In both situations, you will doubt. And you know what? God can handle your doubt. He’s OK with your honesty and your hard questions! He can take it. If he’s True and if you’re truly seeking, with ALL your heart… you’ll find your way back to him eventually.

Having faith in those situations is not about turning off your brain and whistling in the dark. Having faith is doing what John did. He didn’t turn tail and run, didn’t just fold like a house of cards, he didn’t say, maybe it’s all relative! No. He asked the questions, pursued answers, and got in Jesus face, to reaffirm the thing his reason told him was true.

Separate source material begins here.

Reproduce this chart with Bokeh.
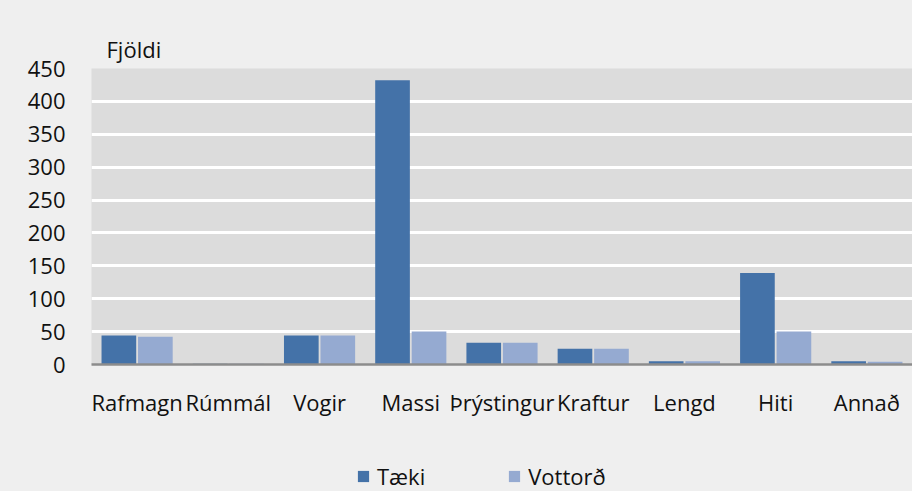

And what does Jesus tell him?:

Go back to John and tell him about what you have heard and seen – the blind see, the lame walk, the lepers are cured, the deaf hear, the dead are raised to life, and the lowly are learning that God is on their side!

In other words,

John, I’m so glad you’re hanging on to what God showed you in the light, even though right now, you’re in the dark. So, once again, taste and see. Here’s the evidence, for you heart and you mind.

CONCLUSION

Just look at our culture. In divorcing faith from reason, we’ve come to this place where people’s moods totally dominate what they believe about God or the spirit world or marriage or love or anything. We’ve become a culture of muddy thinkers, all our beliefs are dependant on the weather or our indigestion.

BUT, if we have mental discipline, loving God with all of our MINDS, we learn to balance REASON and FAITH. We use our minds to come to truth and we hang on to Truth, by Faith, through mood blitzes and circumstances and things that seem like contrary evidence at first but which don’t stand the test in the end.